*GIVEN DATA*.
- - -
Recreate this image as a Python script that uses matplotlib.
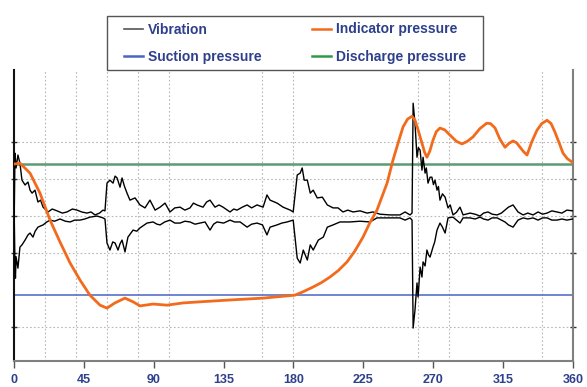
- - -
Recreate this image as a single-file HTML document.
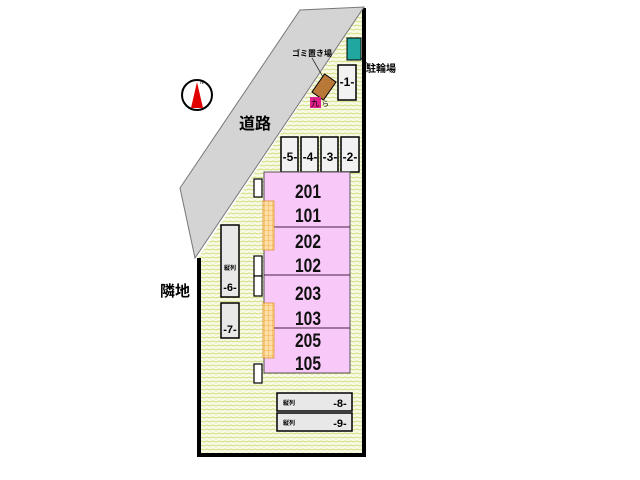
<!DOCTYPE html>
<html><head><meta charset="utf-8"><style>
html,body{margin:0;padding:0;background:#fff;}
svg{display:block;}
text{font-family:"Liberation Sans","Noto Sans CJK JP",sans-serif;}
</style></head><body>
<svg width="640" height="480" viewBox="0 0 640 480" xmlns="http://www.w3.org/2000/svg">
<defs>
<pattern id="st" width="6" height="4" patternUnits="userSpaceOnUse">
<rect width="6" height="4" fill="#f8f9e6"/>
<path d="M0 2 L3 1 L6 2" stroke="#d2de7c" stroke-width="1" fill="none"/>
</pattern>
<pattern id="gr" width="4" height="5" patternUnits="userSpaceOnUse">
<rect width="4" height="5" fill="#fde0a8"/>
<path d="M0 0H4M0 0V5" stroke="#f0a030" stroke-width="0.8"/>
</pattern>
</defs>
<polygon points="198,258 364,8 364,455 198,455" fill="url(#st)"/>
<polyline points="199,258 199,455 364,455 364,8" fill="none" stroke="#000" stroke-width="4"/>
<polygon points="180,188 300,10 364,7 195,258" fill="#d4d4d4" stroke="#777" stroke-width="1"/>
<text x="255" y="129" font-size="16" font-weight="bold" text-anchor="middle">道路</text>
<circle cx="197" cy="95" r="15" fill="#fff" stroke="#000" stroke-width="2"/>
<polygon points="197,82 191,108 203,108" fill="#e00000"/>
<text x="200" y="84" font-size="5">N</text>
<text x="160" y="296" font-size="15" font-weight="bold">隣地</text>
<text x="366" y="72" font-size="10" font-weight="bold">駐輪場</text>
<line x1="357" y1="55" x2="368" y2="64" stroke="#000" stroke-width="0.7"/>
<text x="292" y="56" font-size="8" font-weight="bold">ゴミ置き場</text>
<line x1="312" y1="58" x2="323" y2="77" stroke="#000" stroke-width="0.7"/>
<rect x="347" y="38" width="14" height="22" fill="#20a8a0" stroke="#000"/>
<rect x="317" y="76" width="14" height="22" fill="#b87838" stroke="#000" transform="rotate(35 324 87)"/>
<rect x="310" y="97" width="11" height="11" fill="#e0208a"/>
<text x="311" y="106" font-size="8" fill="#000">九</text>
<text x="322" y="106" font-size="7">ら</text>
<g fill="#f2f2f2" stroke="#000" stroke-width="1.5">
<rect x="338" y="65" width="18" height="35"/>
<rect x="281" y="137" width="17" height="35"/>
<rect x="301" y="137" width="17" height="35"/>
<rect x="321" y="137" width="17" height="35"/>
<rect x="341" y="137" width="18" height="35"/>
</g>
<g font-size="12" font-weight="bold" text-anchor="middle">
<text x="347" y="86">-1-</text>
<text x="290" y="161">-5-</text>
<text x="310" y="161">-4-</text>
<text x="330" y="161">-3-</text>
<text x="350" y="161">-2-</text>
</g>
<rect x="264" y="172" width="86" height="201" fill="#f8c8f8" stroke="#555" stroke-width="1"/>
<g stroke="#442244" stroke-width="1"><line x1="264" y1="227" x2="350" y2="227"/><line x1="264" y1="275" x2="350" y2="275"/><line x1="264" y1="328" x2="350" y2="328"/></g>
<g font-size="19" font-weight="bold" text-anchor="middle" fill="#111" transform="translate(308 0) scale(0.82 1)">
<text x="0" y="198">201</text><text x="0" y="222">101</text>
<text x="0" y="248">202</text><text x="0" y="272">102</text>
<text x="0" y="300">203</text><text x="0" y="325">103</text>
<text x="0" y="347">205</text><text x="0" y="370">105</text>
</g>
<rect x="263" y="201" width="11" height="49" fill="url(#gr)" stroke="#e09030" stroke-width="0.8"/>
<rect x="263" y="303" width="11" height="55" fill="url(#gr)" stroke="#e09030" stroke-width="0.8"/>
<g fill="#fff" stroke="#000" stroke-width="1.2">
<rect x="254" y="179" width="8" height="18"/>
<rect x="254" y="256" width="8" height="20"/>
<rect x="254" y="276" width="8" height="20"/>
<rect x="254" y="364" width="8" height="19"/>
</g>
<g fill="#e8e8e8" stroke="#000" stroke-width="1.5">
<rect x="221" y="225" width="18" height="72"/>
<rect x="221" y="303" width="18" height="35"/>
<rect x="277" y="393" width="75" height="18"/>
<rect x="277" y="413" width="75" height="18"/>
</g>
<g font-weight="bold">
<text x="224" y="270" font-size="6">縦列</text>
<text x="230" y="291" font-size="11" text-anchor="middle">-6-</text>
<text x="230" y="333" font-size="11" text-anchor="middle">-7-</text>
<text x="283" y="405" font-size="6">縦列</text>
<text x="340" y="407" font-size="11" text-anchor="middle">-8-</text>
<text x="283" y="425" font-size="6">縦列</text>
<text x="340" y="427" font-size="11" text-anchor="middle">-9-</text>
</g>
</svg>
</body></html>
- - -
*SET EXERCISE*.
Gather every line from the entries above where the word "this" appears, and copy them.

*RESULT*.
Recreate this image as a Python script that uses matplotlib.
Recreate this image as a single-file HTML document.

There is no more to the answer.